Quand j’ai eu ma majorité (20 ans, à l’époque), en même temps que ma maturité, je n’avais pas le droit de vote, contrairement aux garçons de ma classe ou de mon quartier, même ceux qui avaient arrêté l’école à 15 ans. En outre, la section classique et la section scientifique étaient fermées aux filles. C’est la création du Cycle d’orientation, en 1962, qui a rendu l’école égalitaire à Genève.

Il a fallu attendre le 7 février 1971 pour que les hommes suisses daignent accorder le droit de vote à leurs mères, épouses et filles. Rappelons que le Tribunal fédéral a dû obliger Appenzell Rhodes-Intérieures à l’accorder sur le plan cantonal le 27 novembre 1990.

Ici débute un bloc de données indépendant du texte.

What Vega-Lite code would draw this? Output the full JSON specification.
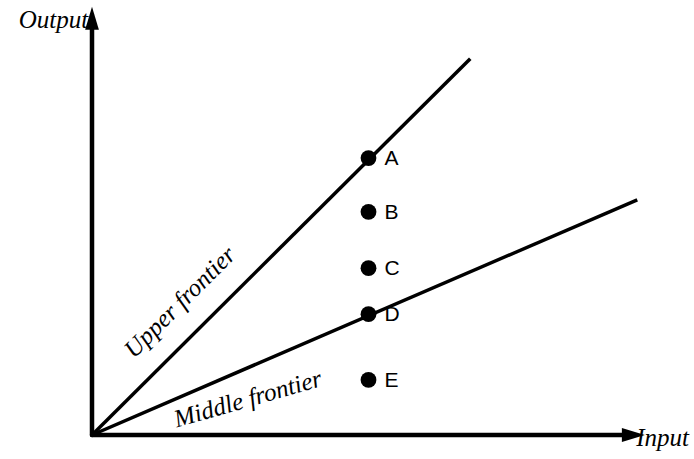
{
  "$schema": "https://vega.github.io/schema/vega-lite/v6.json",
  "width": 553,
  "height": 430,
  "autosize": {"type": "none"},
  "padding": {"left": 92, "top": 5, "right": 49, "bottom": 24},
  "background": "white",
  "config": {"view": {"stroke": null}},
  "layer": [
    {
      "data": {"values": [
        {"axis": "Output", "x": 0, "y": 0, "x2": 0, "y2": 9.6},
        {"axis": "Input", "x": 0, "y": 0, "x2": 9.7, "y2": 0}
      ]},
      "mark": {"type": "rule", "strokeWidth": 4.5, "color": "black", "clip": false, "strokeCap": "round"},
      "encoding": {
        "x": {"field": "x", "type": "quantitative", "scale": {"domain": [0, 10]}, "axis": null},
        "y": {"field": "y", "type": "quantitative", "scale": {"domain": [0, 10]}, "axis": null},
        "x2": {"field": "x2"},
        "y2": {"field": "y2"}
      }
    },
    {
      "data": {"values": [{"x": 0, "y": 9.69}]},
      "mark": {"type": "point", "shape": "M0,-1L0.6,1L-0.6,1Z", "size": 529, "filled": true, "color": "black", "opacity": 1, "clip": false},
      "encoding": {
        "x": {"field": "x", "type": "quantitative"},
        "y": {"field": "y", "type": "quantitative"}
      }
    },
    {
      "data": {"values": [{"x": 9.79, "y": 0}]},
      "mark": {"type": "point", "shape": "M1,0L-1,0.6L-1,-0.6Z", "size": 529, "filled": true, "color": "black", "opacity": 1, "clip": false},
      "encoding": {
        "x": {"field": "x", "type": "quantitative"},
        "y": {"field": "y", "type": "quantitative"}
      }
    },
    {
      "data": {"values": [
        {"frontier": "Upper", "x": 0, "y": 0},
        {"frontier": "Upper", "x": 6.84, "y": 8.75},
        {"frontier": "Middle", "x": 0, "y": 0},
        {"frontier": "Middle", "x": 9.86, "y": 5.47}
      ]},
      "mark": {"type": "line", "strokeWidth": 3.5, "color": "black", "clip": false},
      "encoding": {
        "x": {"field": "x", "type": "quantitative"},
        "y": {"field": "y", "type": "quantitative"},
        "detail": {"field": "frontier"}
      }
    },
    {
      "data": {"values": [
        {"label": "A", "x": 5, "y": 6.44},
        {"label": "B", "x": 5, "y": 5.19},
        {"label": "C", "x": 5, "y": 3.88},
        {"label": "D", "x": 5, "y": 2.81},
        {"label": "E", "x": 5, "y": 1.28}
      ]},
      "layer": [
        {
          "mark": {"type": "point", "filled": true, "size": 250, "color": "black", "opacity": 1},
          "encoding": {
            "x": {"field": "x", "type": "quantitative"},
            "y": {"field": "y", "type": "quantitative"}
          }
        },
        {
          "mark": {"type": "text", "align": "left", "baseline": "middle", "dx": 16, "dy": 1, "font": "Liberation Sans", "fontSize": 21, "color": "black"},
          "encoding": {
            "x": {"field": "x", "type": "quantitative"},
            "y": {"field": "y", "type": "quantitative"},
            "text": {"field": "label"}
          }
        }
      ]
    },
    {
      "data": {"values": [
        {"text": "Output", "x": -0.07, "y": 9.47}
      ]},
      "mark": {"type": "text", "align": "right", "baseline": "alphabetic", "font": "Liberation Serif", "fontStyle": "italic", "fontSize": 25, "color": "black", "clip": false},
      "encoding": {
        "x": {"field": "x", "type": "quantitative"},
        "y": {"field": "y", "type": "quantitative"},
        "text": {"field": "text"}
      }
    },
    {
      "data": {"values": [
        {"text": "Input", "x": 9.84, "y": -0.26}
      ]},
      "mark": {"type": "text", "align": "left", "baseline": "alphabetic", "font": "Liberation Serif", "fontStyle": "italic", "fontSize": 25, "color": "black", "clip": false},
      "encoding": {
        "x": {"field": "x", "type": "quantitative"},
        "y": {"field": "y", "type": "quantitative"},
        "text": {"field": "text"}
      }
    },
    {
      "data": {"values": [
        {"text": "Upper frontier", "x": 1.59, "y": 3.09}
      ]},
      "mark": {"type": "text", "align": "center", "baseline": "middle", "angle": 315, "font": "Liberation Serif", "fontStyle": "italic", "fontSize": 25, "color": "black"},
      "encoding": {
        "x": {"field": "x", "type": "quantitative"},
        "y": {"field": "y", "type": "quantitative"},
        "text": {"field": "text"}
      }
    },
    {
      "data": {"values": [
        {"text": "Middle frontier", "x": 2.82, "y": 0.84}
      ]},
      "mark": {"type": "text", "align": "center", "baseline": "middle", "angle": 344, "font": "Liberation Serif", "fontStyle": "italic", "fontSize": 25, "color": "black"},
      "encoding": {
        "x": {"field": "x", "type": "quantitative"},
        "y": {"field": "y", "type": "quantitative"},
        "text": {"field": "text"}
      }
    }
  ]
}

Le droit de vote est le premier de tous les droits, puisqu’il permet de s’exprimer, d’être élu-e, de représenter une partie du peuple, de proposer des lois, etc. Auparavant, les femmes devaient obéissance à leur mari, ne pouvaient travailler qu’avec son consentement et ne disposaient pas de leurs biens.

La Révolution française de 1789, qui a débouché sur la Déclaration des droits de l’Homme, a exclu d’entrée de jeu les femmes, alors qu’elles avaient été très présentes durant les manifestations et créé une centaine de journaux. Olympe de Gouges, qui publia en 1792 la Déclaration des droits de la femme et de la citoyenne, fut guillotinée l’année suivante. Le Code Napoléon (1804) fait des femmes des mineures civiles dès qu’elles se marient et réprime très sévèrement l’adultère des femmes. La Révolution de 1848 proclame le suffrage « universel » mais le réserve aux hommes. La France n’accordera le droit de vote aux femmes qu’en 1944, grâce à la volonté du général de Gaulle. L’Allemagne l’avait octroyé en 1919, en remerciement des services rendus par les femmes durant la première Guerre mondiale. Parmi les Etats les plus éclairés, citons la Nouvelle-Zélande (1893), l’Australie (1902), la Finlande (1906).

On ne peut pas dénombrer les débats politiques qui eurent lieu au sujet de l’introduction du droit de vote, dans tous les pays. Les arguments des opposants les plus souvent utilisés étaient le manque d’instruction des femmes (il suffisait de les instruire !) et leur facilité à être manipulées par l’Eglise, surtout dans les campagnes. Ou alors, on liait le droit de vote au service militaire. Il est vrai que pour ces messieurs, accorder le droit de vote aux femmes diminuait leur pouvoir. Non seulement ils ne seraient plus seuls à décider de tout, mais il faudrait faire de la place dans les parlements et les exécutifs.

Le 1er février 1959, deux tiers des hommes suisses l’avaient refusé et seuls trois cantons l’avaient accepté (Neuchâtel, Vaud Genève, qui l’ont accordé la même année ou l’année suivante sur le plan cantonal). En 1971, les proportions s’étaient inversées. Mais je me souviens des inepties qui précédèrent le vote historique qu’on lisait dans les journaux ou entendait sur les ondes, alors que tous les pays qui nous entourent l’avaient accordé depuis longtemps, sans avoir sombré dans le chaos.

Grâce au droit de vote et d’éligibilité, les Suissesses ont pu obtenir l’égalité au travail (1981, en vigueur seulement depuis 1996), l’équité entre époux (1988), la création de bureaux de l’égalité (dès 1988), la reconnaissance et la pénalisation du viol conjugal (1992), l’assurance maternité (2004, pourtant inscrite dans la Constitution depuis 1945 !), le droit à l’avortement (2002), l’égalité des époux en matière de nom et de droit de cité (01.01.2013).

Mais les femmes ont encore dû avaler un certain nombre de couleuvres : la non-élection de Lilian Uchtenhagen (PS ZH) au Conseil fédéral en 1983, trop brillante pour représenter les Suissesses (sic !). On lui préféra Otto Stich. La première femme à accéder au CF est Elisabeth Kopp, le 2 octobre 1984. Selon le schéma de 1983, Christiane Brunner est écartée du CF en 1993 pour Francis Matthey. Mais la mobilisation des femmes conduira à un deuxième vote qui élira Ruth Dreifuss, qui devint la première présidente de la Confédération en 1999. En 1995, l’initiative sur les quotas est refusée à 72%. Le 10.12.2003, Blocher est élu au CF après en avoir écarté Ruth Metzler, ce qui conduira à la « Veille des femmes » dans une caravane plantée à Berne, du 8 mars au 10 décembre 2004.

Que la route fut rude et longue ! Je garde dans mon cœur le nom des pionnières et des pionniers qui ont annoncé le droit de vote des femmes : Marie de Gournay, Poullain de la Barre, Condorcet, Olympe de Gouges déjà citée, George Sand, Jeanne Deroin, Victor Hugo, Hubertine Auclert, Léon Richer, Marguerite Durand, Jean Jaurès, Louise Weiss, la Genevoise Emilie Gourd, pour ne citer que ces personnalités.